The Bureau of Land Management announced it had come to year-long deal with ranchers on the Argenta allotment on Mount Lewis in the Battle Mountain District of Nevada to allow grazing back in May. But the bureau changed its mind.

At the end of July, the bureau told ranchers using the land that “drought triggers” had been met and that they had seven days to remove cattle from the land.

“We must remove the cattle from our summer grazing country on the mountain, where there is ample feed and adequate water, to the flat, where there is very little of either,” rancher Pete Tomera told the Elko Daily Free Press.

Intermountain Range Consultants’ Bob Schweigert said that ranchers had to sign grazing agreements with the bureau in May. Now, he says, the bureau is violating the terms of those agreements.

The bureau agreed to review key monitoring location in coordination with ranchers in early June, but the scheduled joint monitoring was canceled. Days later, a rancher noticed bureau employees conducting monitoring without ranchers instead. Then another monitoring was scheduled on short notice, while permittees were away from the area. The testing was done again, without the ranchers.

John Carpenter, chairman of the Committee for Sustainable Grazing, said temporary electric fences should be put around the “postage stamp” riparian areas as provided by the bureau’s own Drought Management Environmental Analysis. He says that the riparian areas are keeping the ranchers from using their private land and water rights. The bureau appears to be unwilling to follow the recommendations, he said.

Delays in getting cattle on the range and the fencing ranchers were required to do by the bureau has cost the ranchers half a million dollars, ranchers say.

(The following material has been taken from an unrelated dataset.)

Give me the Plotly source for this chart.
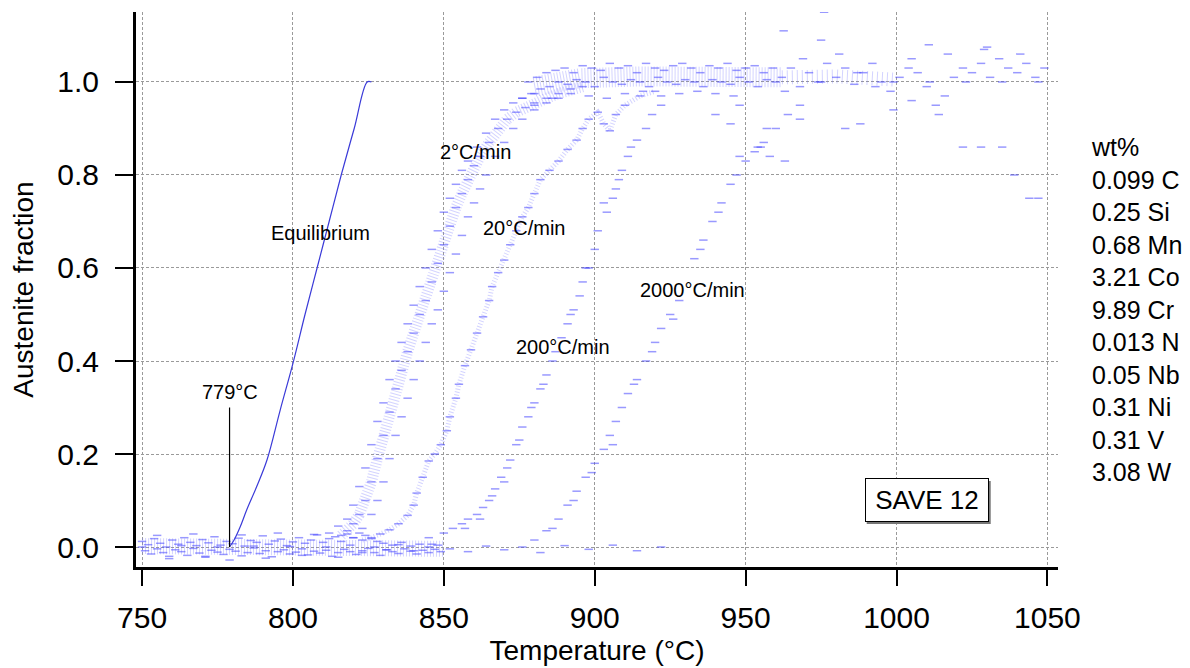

Some ranchers have chosen to defy the latest order to remove their cattle, saying that the bureau breached the agreements made with ranchers.

A demonstration in which riders are to carry a petition to Washington, D.C., to seek the local bureau manager’s firing is scheduled in September.

An administrative law judge in the U.S. Department of the Interior’s Office of Hearings and Appeals is seeing the case. However, on federal land, the bureau basically writes the law, polices the law and adjudicates the law.